Low oil price is mostly good news for APAC countries as they are heavy net importers. Some of them, like Indonesia and India, provide expensive fuel subsidies. This trend will benefit India, a growing economy, which is expected to increase their oil consumption by 0.20 million barrels per day (MMBD). Meanwhile, Japan expended 4 MMBD, showcasing its heavy dependency in oil imports, which is unlikely to decrease anytime soon. Instead, reports suggest this trend will be on the rise.
LNG in Doldrums
APAC has the largest consumer numbers and the demand for LNG in 2016 was close to 240 bcm.
Japan and Korea are the largest importers in APAC for LNG. Infact these two countries together account for almost 50 percent of global LNG imports.
Japan, however, is starting to commission their nuclear reactors. This means that the market for liquefied natural gas (LNG) that it imports will be swayed heavily and Japan’s focus on nuclear reactors will likely stagnate the LNG market.
LNG are believed to be a cleaner and cheaper energy sources and have been consumer favorite in countries like China and India along with South Korea and Japan. Japan’s likely disassociation with LNG may hit the market, but it is estimated that China and India’s development scope will probably balance the demand at the end of this decade. So LNG demand will likely pick up its pace by 2020.
Own Production to Reduce Import Reliance
Few countries in APAC are trying to curb the import by investing and developing their own production units.
Malaysia is a very good example as it is on its way to grow the oil production. It has already started new oil production projects like Gumusut-Kakap oil field and Kebabangan condensate field from 2014.
Australia, too, has invested largely in building LNG projects. It commissioned three facilities – AP LNG, Gorgon, and Gladstone LNG. It added 45 billion cubic meters (bcm) of liquefaction capacity. This year, Australia will start two more projects, including Wheatstone LNG project, for LNG supply.
India and Indonesia, on the other hand, will struggle at home production. India doesn’t have adequate infrastructure to promote gas development in power generation, which will set it back by a few years. But it will give special attention to the refinery construction activity, thanks to the growing domestic fuel demands.

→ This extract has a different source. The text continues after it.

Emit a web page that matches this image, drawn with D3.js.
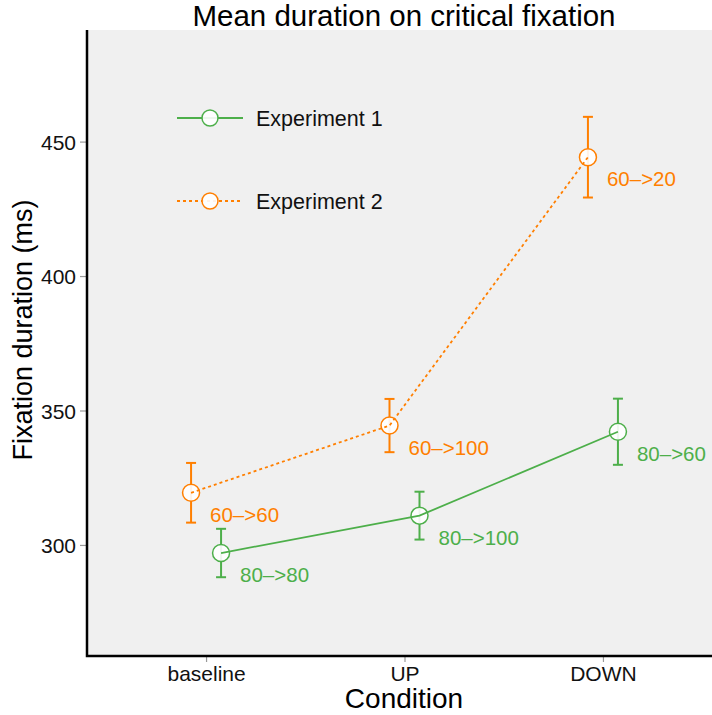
<!DOCTYPE html>
<html>
<head>
<meta charset="utf-8">
<script src="https://cdn.jsdelivr.net/npm/d3@7"></script>
<style>
  body { margin: 0; background: #fff; }
  svg text { font-family: "Liberation Sans", Arial, Helvetica, sans-serif; }
</style>
</head>
<body>
<main></main>
<script>
// Data
const conditions = ["baseline", "UP", "DOWN"];
const exp1Means = [297.0, 310.9, 342.1];
const exp1Errors = [9.0, 8.9, 12.3];
const exp1Labels = ["80\u2013>80", "80\u2013>100", "80\u2013>60"];
const exp2Means = [319.4, 344.4, 444.2];
const exp2Errors = [11.1, 9.9, 15.0];
const exp2Labels = ["60\u2013>60", "60\u2013>100", "60\u2013>20"];
const seriesNames = ["Experiment 1", "Experiment 2"];
const yTicks = [300, 350, 400, 450];

// Constants for dimensions
const width = 712;
const height = 715;
const panel = { left: 87, right: 722, top: 30, bottom: 656 };
const dodge = 15;

const colors = ["#4daf4a", "#ff7f00"];
const dashes = [null, "3,3"];

const series = seriesNames.map((name, s) => ({
  name,
  color: colors[s],
  dash: dashes[s],
  offset: s === 0 ? dodge : -dodge,
  points: conditions.map((c, i) => ({
    cond: c,
    mean: s === 0 ? exp1Means[i] : exp2Means[i],
    err: s === 0 ? exp1Errors[i] : exp2Errors[i],
    label: s === 0 ? exp1Labels[i] : exp2Labels[i],
  })),
}));

const svg = d3
  .select("main")
  .append("svg")
  .attr("width", width)
  .attr("height", height);

// Scales
const xScale = d3
  .scalePoint()
  .domain(conditions)
  .range([panel.left, panel.right])
  .padding(0.6);

const yScale = d3
  .scaleLinear()
  .domain([258.7, 491.5])
  .range([panel.bottom, panel.top]);

// Panel background
svg
  .append("rect")
  .attr("x", panel.left)
  .attr("y", panel.top)
  .attr("width", width - panel.left)
  .attr("height", panel.bottom - panel.top)
  .attr("fill", "#f0f0f0");

// Axes
const xAxis = d3.axisBottom(xScale).tickSize(6).tickPadding(4);
const yAxis = d3.axisLeft(yScale).tickValues(yTicks).tickSize(7).tickPadding(4);

const gx = svg
  .append("g")
  .attr("transform", `translate(0, ${panel.bottom})`)
  .call(xAxis);
gx.select(".domain").remove();
gx.selectAll(".tick line").attr("stroke", "#999").attr("stroke-width", 1.2);
gx.selectAll(".tick text")
  .attr("fill", "#111")
  .style("font-size", "21px");

const gy = svg
  .append("g")
  .attr("transform", `translate(${panel.left}, 0)`)
  .call(yAxis);
gy.select(".domain").remove();
gy.selectAll(".tick line").attr("stroke", "#999").attr("stroke-width", 1.2);
gy.selectAll(".tick text")
  .attr("fill", "#111")
  .attr("dy", "0.36em")
  .style("font-size", "21px");

// Axis lines (left and bottom only)
svg
  .append("path")
  .attr("d", `M${panel.left},${panel.top}V${panel.bottom}H${width}`)
  .attr("fill", "none")
  .attr("stroke", "#000")
  .attr("stroke-width", 2.5);

// Titles
svg
  .append("text")
  .attr("x", 404)
  .attr("y", 26)
  .attr("text-anchor", "middle")
  .style("font-size", "29.5px")
  .text("Mean duration on critical fixation");

svg
  .append("text")
  .attr("x", 404)
  .attr("y", 708)
  .attr("text-anchor", "middle")
  .style("font-size", "28px")
  .text("Condition");

svg
  .append("text")
  .attr("transform", `translate(32, 330) rotate(-90)`)
  .attr("text-anchor", "middle")
  .style("font-size", "27px")
  .text("Fixation duration (ms)");

// Series groups
const groups = svg
  .selectAll(".series")
  .data(series)
  .enter()
  .append("g")
  .attr("class", "series");

const px = (s, d) => xScale(d.cond) + s.offset;

// Error bars
groups.each(function (s) {
  const g = d3.select(this);
  const bars = g
    .selectAll(".err")
    .data(s.points)
    .enter()
    .append("g")
    .attr("stroke", s.color)
    .attr("stroke-width", 2);
  bars
    .append("line")
    .attr("x1", (d) => px(s, d))
    .attr("x2", (d) => px(s, d))
    .attr("y1", (d) => yScale(d.mean - d.err))
    .attr("y2", (d) => yScale(d.mean + d.err));
  [-1, 1].forEach((sign) => {
    bars
      .append("line")
      .attr("x1", (d) => px(s, d) - 5)
      .attr("x2", (d) => px(s, d) + 5)
      .attr("y1", (d) => yScale(d.mean + sign * d.err))
      .attr("y2", (d) => yScale(d.mean + sign * d.err));
  });
});

// Points
groups.each(function (s) {
  d3.select(this)
    .selectAll(".pt")
    .data(s.points)
    .enter()
    .append("circle")
    .attr("cx", (d) => px(s, d))
    .attr("cy", (d) => yScale(d.mean))
    .attr("r", 8.5)
    .attr("fill", "#fff")
    .attr("fill-opacity", 0.9)
    .attr("stroke", s.color)
    .attr("stroke-width", 1.5);
});

// Connecting lines
const line = d3.line();
groups.each(function (s) {
  d3.select(this)
    .append("path")
    .attr("d", line(s.points.map((d) => [px(s, d), yScale(d.mean)])))
    .attr("fill", "none")
    .attr("stroke", s.color)
    .attr("stroke-width", 1.8)
    .attr("stroke-dasharray", s.dash);
});

// Point labels
groups.each(function (s) {
  d3.select(this)
    .selectAll(".lbl")
    .data(s.points)
    .enter()
    .append("text")
    .attr("x", (d) => px(s, d) + 19)
    .attr("y", (d) => yScale(d.mean) + 29)
    .attr("fill", s.color)
    .style("font-size", "20.5px")
    .text((d) => d.label);
});

// Legend
const legend = svg
  .selectAll(".legend")
  .data(series)
  .enter()
  .append("g")
  .attr("transform", (d, i) => `translate(177, ${118 + i * 83})`);

legend
  .append("line")
  .attr("x1", 0)
  .attr("x2", 66)
  .attr("stroke", (d) => d.color)
  .attr("stroke-width", 1.8)
  .attr("stroke-dasharray", (d) => d.dash);

legend
  .append("circle")
  .attr("cx", 33)
  .attr("r", 8)
  .attr("fill", "#fff")
  .attr("fill-opacity", 0.9)
  .attr("stroke", (d) => d.color)
  .attr("stroke-width", 1.5);

legend
  .append("text")
  .attr("x", 79)
  .attr("dy", "0.36em")
  .style("font-size", "21.5px")
  .attr("fill", "#111")
  .text((d) => d.name);
</script>
</body>
</html>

Indonesia’s Banyu Urip field in East Java started in 2015. It reached its peak capacity of 165,000 bbl/d in 2016. It makes a total of 20 percent of the country’s production. However, the overall production is estimated to fall from an average of 0.83 MMBD in 2014 to about 0.72 MMBD by 2020.
Though APAC is gearing up for an activity-fuelled period for oil consumption and production, there will be marginal decrease in global oil production. But this region will mostly stay busy in its own production and consumption game.